Estava completamente sozinho, como sempre quis. Ninguém havia olhado para trás, tentado voltar para saber se estava bem ou… Respirando. Nunca se importou com aquilo, mas pela primeira vez, se sentia extremamente sufocado, e não sabia se era pela fumaça inalada ou outra coisa. Sua garganta parecia estreita demais, como se algo tivesse entalado ali, e o peito pressionado por dois pés pesados, esmagando-o. Queria ter a sensação das costelas quebrando, mas aquilo parecia uma dor pior. Sentia que seu peito estava cheio e ia explodir. Não… Tinha a sensação de estar se afogando. Mas Inguk havia voltado, muito provavelmente não por si. Tinha sido um golpe de sorte, ou azar, encontrá-lo no meio do caminho. Mas não precisava que fizessem algo por obrigação. Não precisava ser salvo de nada. Talvez só precisava encontrar uma forma mais rápida de morrer. Que não tivesse que passar os últimos momentos questionando coisas como aquilo.

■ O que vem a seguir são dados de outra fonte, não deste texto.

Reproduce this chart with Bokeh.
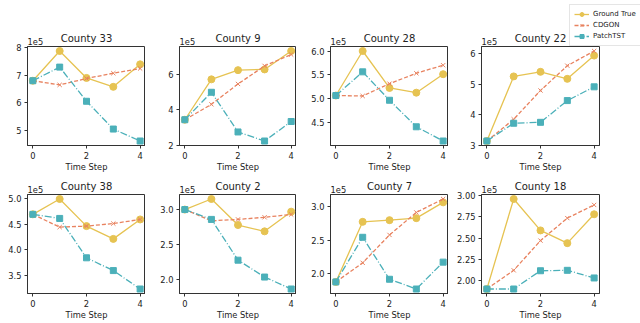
from bokeh.plotting import figure
from bokeh.layouts import gridplot
from bokeh.models import FixedTicker, Range1d, Title, Legend, LegendItem
from bokeh.embed import file_html
from bokeh.resources import INLINE

# ---------------- data ----------------
steps = [0, 1, 2, 3, 4]
counties = ["County 33", "County 9", "County 28", "County 22",
            "County 38", "County 2", "County 7", "County 18"]

gt_33 = [680000, 787000, 690000, 658000, 739000]
cd_33 = [680000, 665000, 688000, 707000, 724000]
pt_33 = [680000, 729000, 606000, 506000, 463000]

gt_9 = [345000, 573000, 625000, 629000, 733000]
cd_9 = [345000, 432000, 547000, 649000, 713000]
pt_9 = [345000, 500000, 276000, 225000, 335000]

gt_28 = [506000, 600000, 522000, 512000, 551000]
cd_28 = [506000, 505000, 531000, 553000, 570000]
pt_28 = [506000, 556000, 496000, 440000, 410000]

gt_22 = [314000, 525000, 540000, 517000, 593000]
cd_22 = [314000, 385000, 479000, 560000, 608000]
pt_22 = [314000, 372000, 375000, 446000, 491000]

gt_38 = [469000, 499000, 446000, 421000, 459000]
cd_38 = [469000, 444000, 446000, 451000, 459000]
pt_38 = [469000, 461000, 384000, 359000, 323000]

gt_2 = [300000, 315000, 278000, 269000, 297000]
cd_2 = [300000, 284000, 286000, 289000, 293000]
pt_2 = [300000, 286000, 228000, 204000, 187000]

gt_7 = [188000, 277500, 280000, 283000, 306500]
cd_7 = [188000, 216500, 258000, 291500, 311500]
pt_7 = [188000, 254500, 192000, 177500, 217500]

gt_18 = [190000, 296000, 259000, 244000, 278000]
cd_18 = [190000, 212000, 247000, 273500, 289000]
pt_18 = [190000, 190000, 211500, 212000, 203000]

ground_true = [gt_33, gt_9, gt_28, gt_22, gt_38, gt_2, gt_7, gt_18]
cdgon = [cd_33, cd_9, cd_28, cd_22, cd_38, cd_2, cd_7, cd_18]
patchtst = [pt_33, pt_9, pt_28, pt_22, pt_38, pt_2, pt_7, pt_18]

x_ticks = [0, 2, 4]
y_tick_values = [
    [500000, 600000, 700000, 800000],
    [200000, 400000, 600000],
    [450000, 500000, 550000, 600000],
    [300000, 400000, 500000, 600000],
    [350000, 400000, 450000, 500000],
    [200000, 250000, 300000],
    [200000, 250000, 300000],
    [200000, 225000, 250000, 275000, 300000],
]
y_tick_labels = [
    ["5", "6", "7", "8"],
    ["2", "4", "6"],
    ["4.5", "5.0", "5.5", "6.0"],
    ["3", "4", "5", "6"],
    ["3.5", "4.0", "4.5", "5.0"],
    ["2.0", "2.5", "3.0"],
    ["2.0", "2.5", "3.0"],
    ["2.00", "2.25", "2.50", "2.75", "3.00"],
]
series_names = ["Ground True", "CDGON", "PatchTST"]
offset_text = "1e5"
x_label = "Time Step"

# ---------------- style ----------------
C_GT = "#E6C352"
C_CD = "#E8825F"
C_PT = "#4BB0B9"
FONT = "DejaVu Sans"
TXT = "#222222"
FS = "8.3px"

left_borders = [27, 34, 34, 33]
frame_widths = [118, 117, 118, 118]
right_borders = [0, 0, 0, 41]

figs = []
for i in range(8):
    r, c = divmod(i, 4)
    allv = ground_true[i] + cdgon[i] + patchtst[i]
    lo, hi = min(allv), max(allv)
    pad = (hi - lo) * 0.05
    y0, y1 = lo - pad, hi + pad
    p = figure(
        output_backend="svg", toolbar_location=None,
        frame_width=frame_widths[c], frame_height=99,
        min_border_left=left_borders[c], min_border_right=right_borders[c],
        min_border_top=46 if r == 0 else 20, min_border_bottom=20,
        x_range=Range1d(-0.2, 4.2), y_range=Range1d(y0, y1),
    )
    p.add_layout(Title(text=offset_text, align="left", standoff=3,
                       text_font=FONT, text_font_size=FS,
                       text_font_style="normal", text_color=TXT), "above")
    p.add_layout(Title(text=counties[i], align="center", standoff=-18,
                       text_font=FONT, text_font_size="10px",
                       text_font_style="normal", text_color=TXT), "above")
    p.grid.visible = False
    p.outline_line_color = "#333333"
    p.outline_line_width = 1
    p.background_fill_color = "white"
    p.border_fill_color = "white"

    for ax in (p.xaxis[0], p.yaxis[0]):
        ax.axis_line_color = "#333333"
        ax.major_tick_line_color = "#333333"
        ax.major_tick_in = 0
        ax.major_tick_out = 3
        ax.minor_tick_line_color = None
        ax.major_label_text_font = FONT
        ax.major_label_text_font_size = FS
        ax.major_label_text_color = TXT
        ax.major_label_standoff = 3
    p.xaxis.ticker = FixedTicker(ticks=x_ticks)
    p.xaxis.axis_label = x_label
    p.xaxis.axis_label_text_font = FONT
    p.xaxis.axis_label_text_font_size = FS
    p.xaxis.axis_label_text_font_style = "normal"
    p.xaxis.axis_label_text_color = TXT
    p.xaxis.axis_label_standoff = 0
    p.yaxis.ticker = FixedTicker(ticks=y_tick_values[i])
    p.yaxis.major_label_overrides = dict(zip(y_tick_values[i], y_tick_labels[i]))

    l1 = p.line(steps, ground_true[i], line_color=C_GT, line_width=1.3)
    s1 = p.scatter(steps, ground_true[i], marker="circle", size=7, fill_color=C_GT,
                   line_color=C_GT)
    l2 = p.line(steps, cdgon[i], line_color=C_CD, line_width=1.3, line_dash="4 2")
    s2 = p.scatter(steps, cdgon[i], marker="x", size=6, line_color=C_CD, line_width=1)
    l3 = p.line(steps, patchtst[i], line_color=C_PT, line_width=1.3,
                line_dash="7 2 1 2")
    s3 = p.scatter(steps, patchtst[i], marker="square", size=6, fill_color=C_PT,
                   line_color=C_PT)

    if i == 3:
        items = [LegendItem(label=series_names[0], renderers=[l1, s1]),
                 LegendItem(label=series_names[1], renderers=[l2, s2]),
                 LegendItem(label=series_names[2], renderers=[l3, s3])]
        lg = Legend(items=items, location=(-30, 99), margin=-15,
                    padding=4, spacing=1, label_height=10, glyph_height=10,
                    glyph_width=15, label_standoff=4,
                    label_text_font=FONT, label_text_font_size="7px",
                    label_text_color=TXT, border_line_color="#cccccc",
                    background_fill_alpha=0.85)
        p.add_layout(lg, "right")
    figs.append(p)

grid = gridplot([figs[:4], figs[4:]], toolbar_location=None)

open("out.html", "w").write(file_html(grid, INLINE))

Mas ficaria para a próxima.

 

Não conseguia lembrar o que pensava até então, quando os socorristas o receberam do lado de fora, checando sua pupila com uma luz irritantemente forte, ou merdas como sua pulsação e o que mais fosse. “Escoriações leves, mas ele sofreu uma concussão. Vamos ter que mandá-lo para o hospital e deixá-lo em observação até amanhã. Como você se chama?” Questionou a socorrista. Concordou com a cabeça e respondeu roboticamente as questões, como podia. Estava confuso, não conseguia ver algum rosto conhecido em volta. Provavelmente era melhor assim. Combinava mais consigo ser solitário, como haviam dito.